¿Cómo es posible que no lo sepas?

¿Cómo es posible que no lo sepas?

Es algo que nuestros hijos oyen cada día que se encuentran en clase o cuando repasan los deberes del cole con un profesor que, en teoría, debería ayudarlos a que lo supieran.

Digo “en teoría” porque en la práctica las cosas son un poco diferentes. El aprendizaje es un camino sin fin que dura tanto como nos toque vivir. Se aprende de cualquier cosa, incluso de una caída sobre el hielo en invierno. Si hubiera caído de otra manera, la espalda, el brazo o la rodilla no me dolería tanto. Pero ¿cómo caer de otra manera si todo pasa tan rápido?

Hay una teoría incluso para eso, pero en la práctica, como ocurre siempre, las cosas son bastante distintas. Y es entonces cuando nos damos cuenta de que el pensamiento no nos ayuda, de que la mente no sirve, de que más bien nos estorba. ¿Por qué no somos como los gatos, por ejemplo, que, según dicen, nunca se rompen nada cuando se caen?

Las caídas deberían ayudarnos a ver nuestras limitaciones. Y también las limitaciones intelectuales; no se puede saber algo que no se haya aprendido antes, que no se haya explicado una y otra vez, siempre con paciencia.
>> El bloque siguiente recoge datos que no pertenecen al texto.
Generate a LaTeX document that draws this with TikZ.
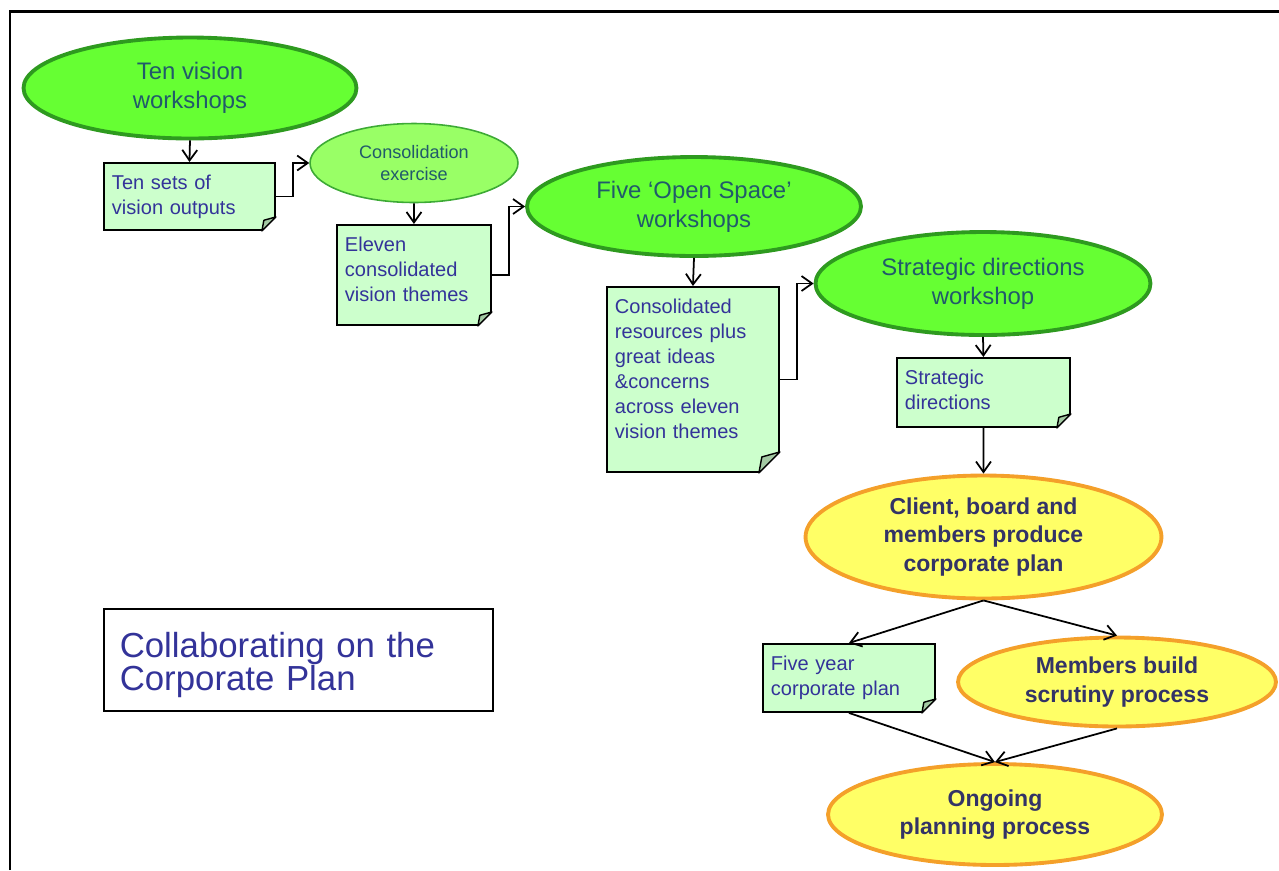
\documentclass[tikz,border=0pt]{standalone}
\usepackage{fontspec}
\setmainfont{Liberation Sans}
\usetikzlibrary{shapes.geometric,arrows.meta}

\definecolor{ovalFill}{HTML}{66FF33}
\definecolor{ovalLine}{HTML}{2E9A1F}
\definecolor{ovalText}{HTML}{215A6B}
\definecolor{lightFill}{HTML}{99FF66}
\definecolor{lightLine}{HTML}{3DAA35}
\definecolor{noteFill}{HTML}{CCFFCC}
\definecolor{foldFill}{HTML}{A3C9A3}
\definecolor{noteText}{HTML}{333399}
\definecolor{planFill}{HTML}{FFFF66}
\definecolor{planLine}{HTML}{F4A02A}
\definecolor{planText}{HTML}{333366}

\begin{document}
\begin{tikzpicture}[x=0.02cm, y=-0.02cm,
            bigOval/.style={ellipse, draw=ovalLine, line width=2.2pt, fill=ovalFill, text=ovalText,
                inner sep=0pt, align=center, font=\fontsize{13.6}{16.3}\selectfont},
            smallOval/.style={ellipse, draw=lightLine, line width=0.9pt, fill=lightFill, text=ovalText,
                inner sep=0pt, align=center, font=\fontsize{10.3}{12.5}\selectfont},
            planOval/.style={ellipse, draw=planLine, line width=2.2pt, fill=planFill, text=planText,
                inner sep=0pt, align=center, font=\fontsize{13.1}{16.3}\selectfont\bfseries},
            noteBox/.style={rectangle, draw=black, line width=1.1pt, fill=noteFill, text=noteText,
                anchor=north west, align=left, text width=3.1cm, inner xsep=0.16cm, inner ysep=0.24cm,
                font=\fontsize{11.4}{14.2}\selectfont},
            noteFold/.style={fill=foldFill, draw=black, line width=0.8pt, line join=round},
            titleBox/.style={rectangle, draw=black, line width=0.9pt, fill=white, text=noteText,
                anchor=north west, align=left, text width=7.15cm, inner xsep=0.32cm, minimum height=2.04cm,
                text depth=0.6cm, font=\fontsize{19.8}{19}\selectfont},
            flow/.style={draw=black, line width=1pt, -{Straight Barb[length=6pt,width=8.5pt]}}]

            \useasboundingbox (0,0) rectangle (1279,870);
            \draw[line width=1.7pt] (10,870) -- (10,11) -- (1279,11);

            \node[bigOval, minimum width=6.66cm, minimum height=2.02cm] (visionWs) at (190,88) {Ten vision\\workshops};
            \node[noteBox, text depth=0.57cm] (visionOut) at (103,162) {Ten sets of\\vision outputs};
            \node[smallOval, minimum width=4.16cm, minimum height=1.58cm] (consEx) at (414,163) {Consolidation\\exercise};
            \node[noteBox, text width=2.76cm, text depth=1.23cm] (elevenThemes) at (336,224) {Eleven\\consolidated\\vision themes};
            \node[bigOval, minimum width=6.68cm, minimum height=1.98cm] (openSpace) at (694,206.5) {Five ‘Open Space’\\workshops};
            \node[noteBox, text width=3.12cm, text depth=2.93cm] (consRes) at (606,286)
                {Consolidated\\resources plus\\great ideas\\\&concerns\\across eleven\\vision themes};
            \node[bigOval, minimum width=6.7cm, minimum height=2.06cm] (stratWs) at (983,283.5) {Strategic directions\\workshop};
            \node[noteBox, text width=3.14cm, text depth=0.61cm] (stratDir) at (896,357) {Strategic\\directions};
            \node[planOval, minimum width=7.12cm, minimum height=2.46cm] (planProd) at (983.5,537) {Client, board and\\members produce\\corporate plan};
            \node[noteBox, text width=3.12cm, text depth=0.59cm] (fiveYear) at (762,643) {Five year\\corporate plan};
            \node[planOval, minimum width=6.36cm, minimum height=1.78cm] (scrutiny) at (1117,682) {Members build\\scrutiny process};
            \node[planOval, minimum width=6.68cm, minimum height=2.02cm] (ongoing) at (995,814.5) {Ongoing\\planning process};
            \node[titleBox] (caption) at (103,608) {Collaborating on the\\Corporate Plan};

            % folded corners of the notes
            \foreach \n/\f in {visionOut/14, elevenThemes/14, consRes/21, stratDir/14, fiveYear/14} {
                \fill[white] (\n.south east) ++(-\f,0) -- ++(\f,-\f) -- ++(3,0) -- ++(0,\f+3) -- ++(-\f-3,0) -- cycle;
                \filldraw[noteFold] (\n.south east) ++(-\f,0) -- ++(\f,-\f) -- ++(-0.86*\f,0.24*\f) -- cycle;
            }

            \draw[flow] (visionWs.south) -- (visionOut.north);
            \draw[flow] (visionOut.east) -- ++(17,0) |- (consEx.west);
            \draw[flow] (consEx.south) -- (elevenThemes.north);
            \draw[flow] (elevenThemes.east) -- ++(17,0) |- (openSpace.west);
            \draw[flow] (openSpace.south) -- (consRes.north);
            \draw[flow] (consRes.east) -- ++(17,0) |- (stratWs.west);
            \draw[flow] (stratWs.south) -- (stratDir.north);
            \draw[flow] (stratDir.south) -- (planProd.north);
            \draw[flow] (planProd.south) -- (fiveYear.north);
            \draw[flow] (planProd.south) -- (scrutiny.north);
            \draw[flow] (fiveYear.south) -- (ongoing.north);
            \draw[flow] (scrutiny.south) -- (ongoing.north);
        \end{tikzpicture}
\end{document}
Por eso digo que, antes de abalanzarnos sobre nuestros hijos, o sobre los hijos de otros con esta inútil pregunta, deberíamos saber si las cosas les fueron explicadas de forma correcta y si ellos las entendieron. Porque somos nosotros los que ponemos cara de bobos cuando les decimos: “¿Cómo es posible que no los sepas?”